Searching for a hero
There was always hope in my childhood stories. Arthur and his knights would ride out from their resting place in Cadbury Hill, Merlin would again walk our hills to stand against the power of evil, Excalibur would rise from the water to protect our people.
I love the closing words from T.H. White’s Once and Future King,
The old King felt refreshed, clear-headed, almost ready to begin again.
There would be a day– there must be a day– when he would come back to Gramarye with a new Round Table which had no corners, just as the world had none– a table without boundaries between the nations who would sit to feast there. The hope of making it would lie in culture. If people could be persuaded to read and write, not just to eat and make love, there was still a chance that they might come to reason.

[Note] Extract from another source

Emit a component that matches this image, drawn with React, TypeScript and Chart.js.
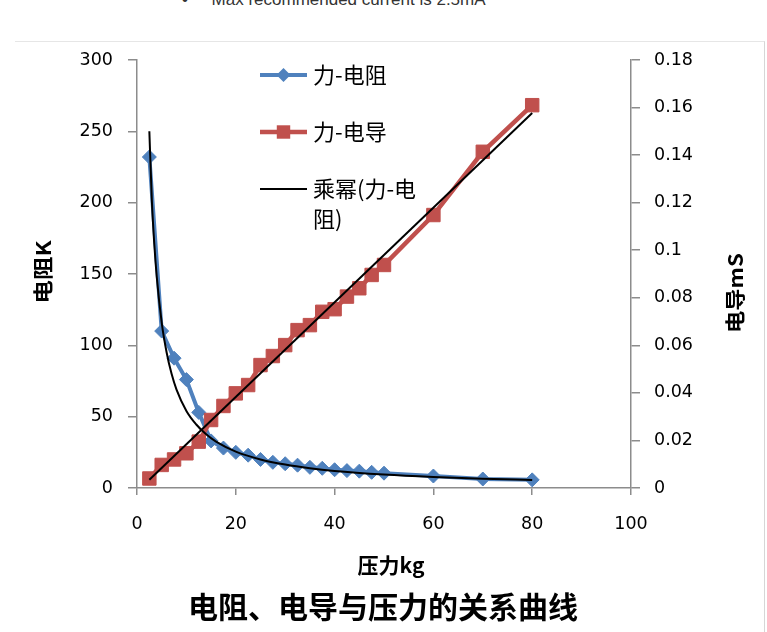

But it was too late for another effort then. For that time it was his destiny to die, or, as some say, to be carried off to Avilion, where he could wait for better days. For that time it was Lancelot’s fate and Guenever’s to take the tonsure and the veil, while Mordred must be slain. The fate of this man or that man was less than a drop, although it was a sparkling one, in the great blue motion of the sunlit sea.
The cannons of his adversary were thundering in the tattered morning when the Majesty of England drew himself up to meet the future with a peaceful heart.
EXPLICIT LIBER REGIS QUONDAM REGISQUE FUTURI
THE BEGINNING
Heroes are as rare as visions these days.
Ian, I have not lurked for some time. I like the new look and plan to come back more often.